= Providence, Texas =

Unincorporated community in Texas, US

Providence is an unincorporated community in Anderson County, in the U.S. state of Texas. It is a part of the Palestine, Texas micropolitan area.

==History==
Providence got its start by a land grant given to W.T. Miller on March 20, 1858, in which he was given 8 acres of land for a church and a cemetery. The residents and the community's masons built a two-story tall building with a church in the downstairs area, and a lodge called Providence Lodge No. 400 in the upstairs area. This lodge was chartered on June 15, 1874, and a man named George H. Stovall was the master. A tornado came by in 1900 and completely destroyed the building, which was then moved to the nearby town of Elkhart five years later. The community's church members worshipped under an arbor until the materials that were not destroyed by the 1900 tornado were used to build a new, one-story building. The community had numerous houses in the 1930s.

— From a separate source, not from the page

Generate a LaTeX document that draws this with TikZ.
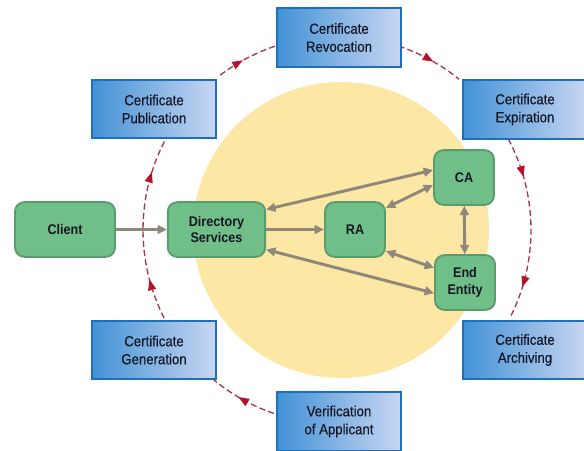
\documentclass[tikz,border=0pt]{standalone}
\usepackage{fontspec}
\setmainfont[FakeStretch=0.9]{Liberation Sans}
\newfontfamily\boxfont[FakeStretch=0.9,FakeBold=0.4]{Liberation Sans}
\usetikzlibrary{arrows.meta,decorations.markings,calc}
\definecolor{yellowc}{RGB}{253,231,165}
\definecolor{bdark}{RGB}{66,146,214}
\definecolor{blight}{RGB}{200,214,242}
\definecolor{bborder}{RGB}{30,112,184}
\definecolor{gfill}{RGB}{112,191,136}
\definecolor{gedge}{RGB}{90,156,110}
\definecolor{garr}{RGB}{142,136,122}
\definecolor{rdash}{RGB}{172,52,66}
\definecolor{rtip}{RGB}{182,16,42}
\definecolor{txt}{RGB}{20,22,36}
\begin{document}
\begin{tikzpicture}[x=0.75pt,y=-0.75pt,
  bluebox/.style={rectangle, draw=bborder, line width=1.5pt, left color=bdark, right color=blight,
    minimum width=93pt, minimum height=44pt, align=center, text=txt,
    font=\boxfont\fontsize{11}{13.5}\selectfont},
  greenbox/.style={rectangle, rounded corners=7pt, draw=gedge, line width=1.4pt, fill=gfill,
    minimum height=41pt, align=center, text=txt, font=\bfseries\fontsize{10.5}{12.5}\selectfont},
  garrow/.style={draw=garr, line width=2.2pt, -{Triangle[length=7pt,width=6.5pt]}},
  gdouble/.style={draw=garr, line width=2.2pt, {Triangle[length=7pt,width=6.5pt]}-{Triangle[length=7pt,width=6.5pt]}},
  redarc/.style={draw=rdash, line width=1pt, dash pattern=on 4.5pt off 2.5pt},
  redtip/.tip={Triangle[length=8pt,width=6pt,color=rtip,fill=rtip]},
  onetip/.style={postaction={decorate}, decoration={markings, mark=at position #1 with {\arrow{redtip}}}},
  twotips/.style 2 args={postaction={decorate}, decoration={markings,
      mark=at position #1 with {\arrow{redtip}},
      mark=at position #2 with {\arrow{redtip}}}}
]
\useasboundingbox (0,0) rectangle (584,450);

% yellow disc
\fill[yellowc] (341,230) circle[radius=148];

% green nodes
\node[greenbox, minimum width=75pt] (client) at (65,229.5) {Client};
\node[greenbox, minimum width=73pt] (dir) at (216.5,229.5) {Directory\\Services};
\node[greenbox, minimum width=45pt] (ra) at (355,229.5) {RA};
\node[greenbox, minimum width=45pt] (ca) at (464,177.5) {CA};
\node[greenbox, minimum width=45pt] (ee) at (465,282.5) {End\\Entity};

% grey connectors
\draw[garrow] (client) -- (dir);
\draw[garrow] (dir) -- (ra);
\draw[gdouble] (dir.22) -- ([yshift=5.6pt]ca.west);
\draw[gdouble] (dir.-22) -- ([yshift=-8pt]ee.west);
\draw[gdouble] (ra.35) -- ([yshift=-5.6pt]ca.west);
\draw[gdouble] (ra.-35) -- ([yshift=11pt]ee.west);
\draw[gdouble] (ca) -- (ee);

% red dashed lifecycle arcs
\coordinate (o) at (337,230);
\draw[redarc, onetip=0.42] (o) ++(-127:194) arc[start angle=-127, end angle=-108, radius=194];
\draw[redarc, onetip=0.55] (o) ++(-71.5:194) arc[start angle=-71.5, end angle=-51, radius=194];
\draw[redarc, twotips={0.22}{0.82}] (o) ++(-28:194) arc[start angle=-28, end angle=27, radius=194];
\draw[redarc, onetip=0.55] (o) ++(109:194) arc[start angle=109, end angle=130, radius=194];
\draw[redarc, twotips={0.22}{0.8}] (o) ++(153:194) arc[start angle=153, end angle=208.5, radius=194];

% blue lifecycle boxes
\node[bluebox] (rev) at (339,37.5) {Certificate\\Revocation};
\node[bluebox] (pub) at (154,109) {Certificate\\Publication};
\node[bluebox] (exp) at (525,109.5) {Certificate\\Expiration};
\node[bluebox] (gen) at (154,350) {Certificate\\Generation};
\node[bluebox] (arch) at (525,350) {Certificate\\Archiving};
\node[bluebox] (ver) at (339,421.5) {Verification\\of Applicant};
\end{tikzpicture}
\end{document}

The community's church then voted for its closure in 1935. Then, on June 3, 1973, that church and its cemetery were given a dedication by a Texas Historical Marker. Every first Sunday of June each year is when a memorial service for the church occurs. This church and its cemetery and a few scattered houses were the only things remaining in the community in 1992. Eight years later, in 2000, Providence was featured on county highway maps, but never had a population estimate available.

==Geography==
Providence stands just off of Farm to Market Road 323 near Slocum, approximately 11 mi northwest of Palestine in the northwestern portion of Anderson County.

==Education==
A school was to be built in Providence on the eight acre land grant given to W.T. Miller on March 20, 1858, and the community's lodge was also used as a school. The community's school served 48 Black students in 1897, and was eventually closed in 1905. Afterwards, the community's school age children attended school in nearby communities. Another school opened in the community in the 1930s.